- Directed by: Shunji Iwai
- Starring: Miyuki Matsuda; Kokoro Fujinami;
- Country of origin: Japan
- Original language: Japanese

Production
- Producer: Miho Harada
- Cinematography: Chigi Kanbe; Shinichi Tsunoda;
- Editors: Daisuke Imai; Shunji Iwai; Yoshiki Ushiroda;
- Running time: 120 minutes
- Production companies: Asahi Newstar Rockwell Eyes

Original release
- Release: 1 October 2011

= Friends After 3.11 =

2011 Japanese documentary film

Friends After 3.11 is a 2011 Japanese documentary film directed and co-edited by Shunji Iwai. The film explores the aftermath of the 2011 Tōhoku earthquake and tsunami, featuring actress Miyuki Matsuda and anti-nuclear activist Kokoro Fujinami.

==Release==
Friends After 3.11 premiered on television, being broadcast on SKY PerfecTV! on 1 October 2011.

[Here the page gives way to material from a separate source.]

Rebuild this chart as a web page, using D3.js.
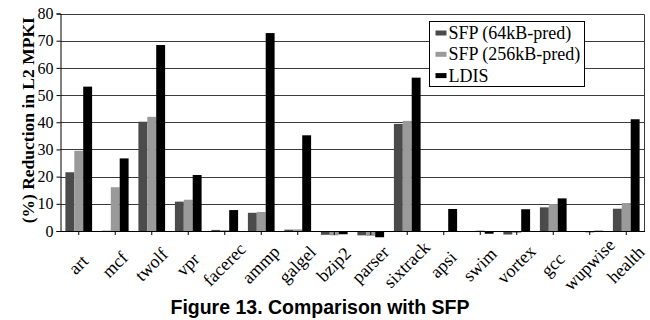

On 15 February 2012, the film screened at the 62nd Berlin International Film Festival. A "theatrical version" of the film was released at Auditorium Shibuya in Tokyo, Japan, on 10 March 2012.

==Reception==
Fionnuala Halligan, in her review of the film for Screen Daily, wrote: "As the title suggests, Shunji Iwai focuses on his friends in this documentary, and it is hampered by his inability to cut their testimonies short across lengthy and often repetitive interviews. Despite this, however, this is a cumulatively affecting film and an intriguing insight into the Japanese mindset on what is becoming a growing struggle within the country."